Read through the records below and copy each line that uses the word "this".

> **RECORDS**
────────────────
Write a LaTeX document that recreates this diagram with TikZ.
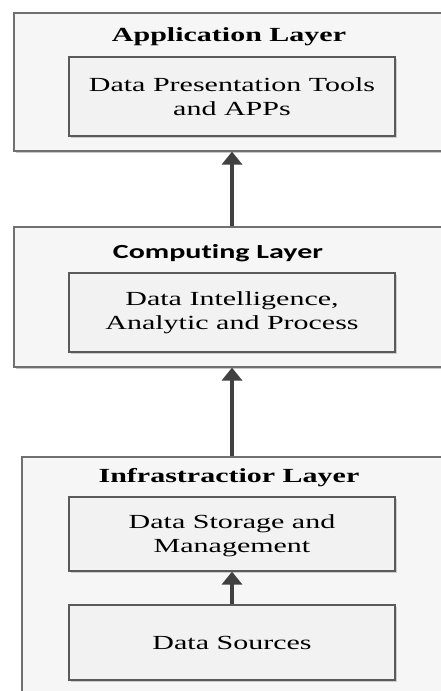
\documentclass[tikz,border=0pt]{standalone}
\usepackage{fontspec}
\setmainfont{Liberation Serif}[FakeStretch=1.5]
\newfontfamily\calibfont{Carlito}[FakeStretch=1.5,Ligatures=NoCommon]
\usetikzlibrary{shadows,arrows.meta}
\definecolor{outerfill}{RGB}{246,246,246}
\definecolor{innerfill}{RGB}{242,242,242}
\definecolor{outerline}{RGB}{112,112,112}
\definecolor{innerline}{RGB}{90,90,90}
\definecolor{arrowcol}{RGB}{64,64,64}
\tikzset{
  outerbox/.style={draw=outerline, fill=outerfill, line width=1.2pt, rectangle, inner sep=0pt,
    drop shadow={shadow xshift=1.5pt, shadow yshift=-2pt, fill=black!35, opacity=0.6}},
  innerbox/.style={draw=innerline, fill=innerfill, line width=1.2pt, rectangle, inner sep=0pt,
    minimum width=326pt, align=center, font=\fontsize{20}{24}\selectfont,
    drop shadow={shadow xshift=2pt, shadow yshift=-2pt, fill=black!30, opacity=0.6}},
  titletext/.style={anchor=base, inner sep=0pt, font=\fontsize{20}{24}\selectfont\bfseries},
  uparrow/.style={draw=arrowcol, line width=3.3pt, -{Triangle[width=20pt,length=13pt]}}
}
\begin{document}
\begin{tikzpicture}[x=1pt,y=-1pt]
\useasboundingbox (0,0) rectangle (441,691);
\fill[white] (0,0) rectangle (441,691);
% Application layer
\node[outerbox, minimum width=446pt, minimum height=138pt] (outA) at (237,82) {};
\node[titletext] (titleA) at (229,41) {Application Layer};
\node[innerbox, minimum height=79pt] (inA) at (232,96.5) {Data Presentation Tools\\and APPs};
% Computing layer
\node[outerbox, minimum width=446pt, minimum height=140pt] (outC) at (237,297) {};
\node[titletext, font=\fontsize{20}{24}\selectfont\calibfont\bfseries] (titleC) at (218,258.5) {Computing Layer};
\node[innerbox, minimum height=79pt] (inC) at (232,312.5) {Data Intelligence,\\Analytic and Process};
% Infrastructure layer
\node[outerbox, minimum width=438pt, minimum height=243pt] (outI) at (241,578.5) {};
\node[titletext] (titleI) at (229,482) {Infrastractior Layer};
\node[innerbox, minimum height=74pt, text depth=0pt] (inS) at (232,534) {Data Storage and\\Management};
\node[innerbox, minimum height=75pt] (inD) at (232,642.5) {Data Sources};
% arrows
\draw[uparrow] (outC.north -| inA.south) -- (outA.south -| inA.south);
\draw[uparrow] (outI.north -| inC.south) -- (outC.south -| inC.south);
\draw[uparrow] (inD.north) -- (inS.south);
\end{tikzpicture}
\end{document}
────────────────
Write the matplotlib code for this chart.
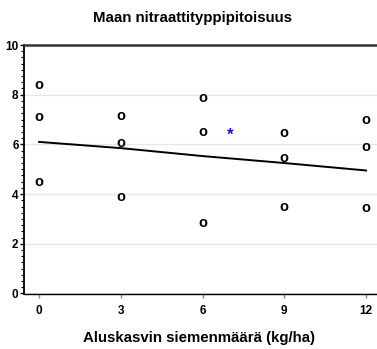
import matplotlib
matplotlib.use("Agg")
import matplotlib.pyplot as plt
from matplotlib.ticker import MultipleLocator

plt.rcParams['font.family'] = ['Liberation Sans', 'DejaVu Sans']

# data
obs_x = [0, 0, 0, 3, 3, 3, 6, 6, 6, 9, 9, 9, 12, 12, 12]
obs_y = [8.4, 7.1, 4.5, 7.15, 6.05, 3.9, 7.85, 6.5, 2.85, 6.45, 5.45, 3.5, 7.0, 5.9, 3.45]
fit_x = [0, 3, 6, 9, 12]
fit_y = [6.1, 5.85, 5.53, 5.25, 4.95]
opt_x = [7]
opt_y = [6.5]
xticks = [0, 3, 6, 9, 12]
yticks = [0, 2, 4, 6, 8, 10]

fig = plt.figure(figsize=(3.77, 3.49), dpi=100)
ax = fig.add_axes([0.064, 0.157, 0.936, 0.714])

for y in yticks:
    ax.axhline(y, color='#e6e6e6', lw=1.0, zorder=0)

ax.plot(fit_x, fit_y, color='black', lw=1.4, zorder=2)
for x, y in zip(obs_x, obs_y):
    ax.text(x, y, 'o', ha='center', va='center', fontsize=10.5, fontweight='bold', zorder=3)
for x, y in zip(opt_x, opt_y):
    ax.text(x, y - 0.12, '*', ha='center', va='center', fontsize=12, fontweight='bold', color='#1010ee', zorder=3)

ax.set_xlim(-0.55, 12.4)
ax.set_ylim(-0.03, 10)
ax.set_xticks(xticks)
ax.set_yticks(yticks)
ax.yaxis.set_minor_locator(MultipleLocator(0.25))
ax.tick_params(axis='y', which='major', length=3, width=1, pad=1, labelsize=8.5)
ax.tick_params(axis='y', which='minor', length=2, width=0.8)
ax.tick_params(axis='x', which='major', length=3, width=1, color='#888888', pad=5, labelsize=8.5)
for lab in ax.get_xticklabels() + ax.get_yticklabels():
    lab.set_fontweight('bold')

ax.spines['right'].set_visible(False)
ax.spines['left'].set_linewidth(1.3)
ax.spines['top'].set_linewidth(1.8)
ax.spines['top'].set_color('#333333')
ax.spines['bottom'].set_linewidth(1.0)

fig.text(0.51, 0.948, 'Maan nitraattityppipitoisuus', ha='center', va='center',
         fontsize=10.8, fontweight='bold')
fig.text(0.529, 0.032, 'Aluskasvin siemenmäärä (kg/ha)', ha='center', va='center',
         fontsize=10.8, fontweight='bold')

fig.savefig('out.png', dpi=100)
────────────────
> **REPLY**
Write a LaTeX document that recreates this diagram with TikZ.
Write the matplotlib code for this chart.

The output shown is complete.